Work instructions:
From the first line of the data below through the line holding "(fdB) at (978,292)", output each line exactly and leave the pictures out.

Given material:

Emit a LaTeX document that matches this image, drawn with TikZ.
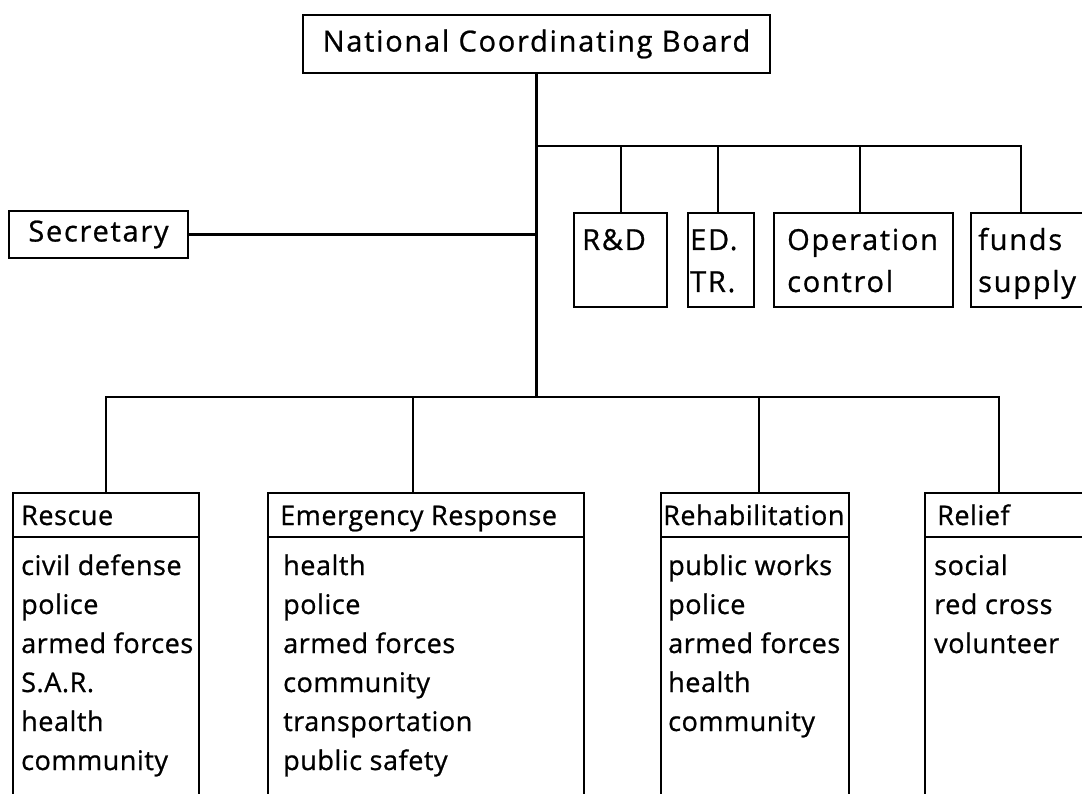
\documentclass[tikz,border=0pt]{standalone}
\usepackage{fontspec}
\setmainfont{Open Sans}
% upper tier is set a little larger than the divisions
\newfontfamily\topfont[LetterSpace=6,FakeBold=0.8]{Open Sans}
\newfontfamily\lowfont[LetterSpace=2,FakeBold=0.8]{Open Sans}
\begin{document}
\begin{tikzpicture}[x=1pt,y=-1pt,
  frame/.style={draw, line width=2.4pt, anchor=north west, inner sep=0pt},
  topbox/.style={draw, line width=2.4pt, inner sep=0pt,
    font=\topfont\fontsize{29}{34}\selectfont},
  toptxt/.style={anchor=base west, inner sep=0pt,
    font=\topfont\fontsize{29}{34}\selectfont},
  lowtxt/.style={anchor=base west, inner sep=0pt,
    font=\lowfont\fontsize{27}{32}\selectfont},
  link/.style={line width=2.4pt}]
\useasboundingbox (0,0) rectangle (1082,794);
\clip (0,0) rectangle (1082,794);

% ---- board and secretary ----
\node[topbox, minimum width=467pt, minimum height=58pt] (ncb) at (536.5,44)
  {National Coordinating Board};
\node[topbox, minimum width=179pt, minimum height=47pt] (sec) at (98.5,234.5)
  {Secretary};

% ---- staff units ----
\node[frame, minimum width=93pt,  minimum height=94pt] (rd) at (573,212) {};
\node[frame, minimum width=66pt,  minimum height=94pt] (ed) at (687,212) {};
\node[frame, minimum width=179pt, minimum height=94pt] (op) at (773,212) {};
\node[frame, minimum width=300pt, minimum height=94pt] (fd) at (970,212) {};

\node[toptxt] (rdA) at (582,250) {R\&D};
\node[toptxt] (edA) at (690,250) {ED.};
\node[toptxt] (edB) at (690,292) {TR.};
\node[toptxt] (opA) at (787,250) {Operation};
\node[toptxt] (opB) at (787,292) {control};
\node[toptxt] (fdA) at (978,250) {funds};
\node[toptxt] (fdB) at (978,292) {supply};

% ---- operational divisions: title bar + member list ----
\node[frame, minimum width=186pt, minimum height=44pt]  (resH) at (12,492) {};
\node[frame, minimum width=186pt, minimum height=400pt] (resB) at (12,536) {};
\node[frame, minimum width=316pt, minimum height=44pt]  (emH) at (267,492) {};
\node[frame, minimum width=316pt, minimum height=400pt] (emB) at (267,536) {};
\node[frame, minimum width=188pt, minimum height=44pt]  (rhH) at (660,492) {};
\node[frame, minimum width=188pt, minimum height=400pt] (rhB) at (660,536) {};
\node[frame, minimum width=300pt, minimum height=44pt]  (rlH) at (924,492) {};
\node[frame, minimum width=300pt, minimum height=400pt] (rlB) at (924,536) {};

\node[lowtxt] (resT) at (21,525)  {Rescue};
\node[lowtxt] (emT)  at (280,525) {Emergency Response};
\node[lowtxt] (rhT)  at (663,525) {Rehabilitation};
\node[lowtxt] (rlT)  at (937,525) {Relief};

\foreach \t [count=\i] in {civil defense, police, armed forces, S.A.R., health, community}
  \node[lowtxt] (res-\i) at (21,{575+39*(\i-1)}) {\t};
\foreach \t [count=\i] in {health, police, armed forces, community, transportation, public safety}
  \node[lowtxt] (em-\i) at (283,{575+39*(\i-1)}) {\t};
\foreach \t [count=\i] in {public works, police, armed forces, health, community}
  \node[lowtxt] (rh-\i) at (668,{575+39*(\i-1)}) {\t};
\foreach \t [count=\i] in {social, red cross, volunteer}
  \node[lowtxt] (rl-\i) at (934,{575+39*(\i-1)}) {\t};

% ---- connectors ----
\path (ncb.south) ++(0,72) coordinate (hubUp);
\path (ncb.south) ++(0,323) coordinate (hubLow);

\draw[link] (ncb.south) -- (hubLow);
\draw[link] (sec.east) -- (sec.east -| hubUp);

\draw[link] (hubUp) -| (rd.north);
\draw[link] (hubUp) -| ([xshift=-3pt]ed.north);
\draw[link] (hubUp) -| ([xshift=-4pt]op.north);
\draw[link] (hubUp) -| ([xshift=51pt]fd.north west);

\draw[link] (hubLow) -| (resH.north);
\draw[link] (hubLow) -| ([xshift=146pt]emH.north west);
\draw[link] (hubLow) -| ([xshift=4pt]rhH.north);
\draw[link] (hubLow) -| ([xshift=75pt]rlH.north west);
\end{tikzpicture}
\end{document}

Result below:
Emit a LaTeX document that matches this image, drawn with TikZ.
\documentclass[tikz,border=0pt]{standalone}
\usepackage{fontspec}
\setmainfont{Open Sans}
% upper tier is set a little larger than the divisions
\newfontfamily\topfont[LetterSpace=6,FakeBold=0.8]{Open Sans}
\newfontfamily\lowfont[LetterSpace=2,FakeBold=0.8]{Open Sans}
\begin{document}
\begin{tikzpicture}[x=1pt,y=-1pt,
  frame/.style={draw, line width=2.4pt, anchor=north west, inner sep=0pt},
  topbox/.style={draw, line width=2.4pt, inner sep=0pt,
    font=\topfont\fontsize{29}{34}\selectfont},
  toptxt/.style={anchor=base west, inner sep=0pt,
    font=\topfont\fontsize{29}{34}\selectfont},
  lowtxt/.style={anchor=base west, inner sep=0pt,
    font=\lowfont\fontsize{27}{32}\selectfont},
  link/.style={line width=2.4pt}]
\useasboundingbox (0,0) rectangle (1082,794);
\clip (0,0) rectangle (1082,794);

% ---- board and secretary ----
\node[topbox, minimum width=467pt, minimum height=58pt] (ncb) at (536.5,44)
  {National Coordinating Board};
\node[topbox, minimum width=179pt, minimum height=47pt] (sec) at (98.5,234.5)
  {Secretary};

% ---- staff units ----
\node[frame, minimum width=93pt,  minimum height=94pt] (rd) at (573,212) {};
\node[frame, minimum width=66pt,  minimum height=94pt] (ed) at (687,212) {};
\node[frame, minimum width=179pt, minimum height=94pt] (op) at (773,212) {};
\node[frame, minimum width=300pt, minimum height=94pt] (fd) at (970,212) {};

\node[toptxt] (rdA) at (582,250) {R\&D};
\node[toptxt] (edA) at (690,250) {ED.};
\node[toptxt] (edB) at (690,292) {TR.};
\node[toptxt] (opA) at (787,250) {Operation};
\node[toptxt] (opB) at (787,292) {control};
\node[toptxt] (fdA) at (978,250) {funds};
\node[toptxt] (fdB) at (978,292) {supply};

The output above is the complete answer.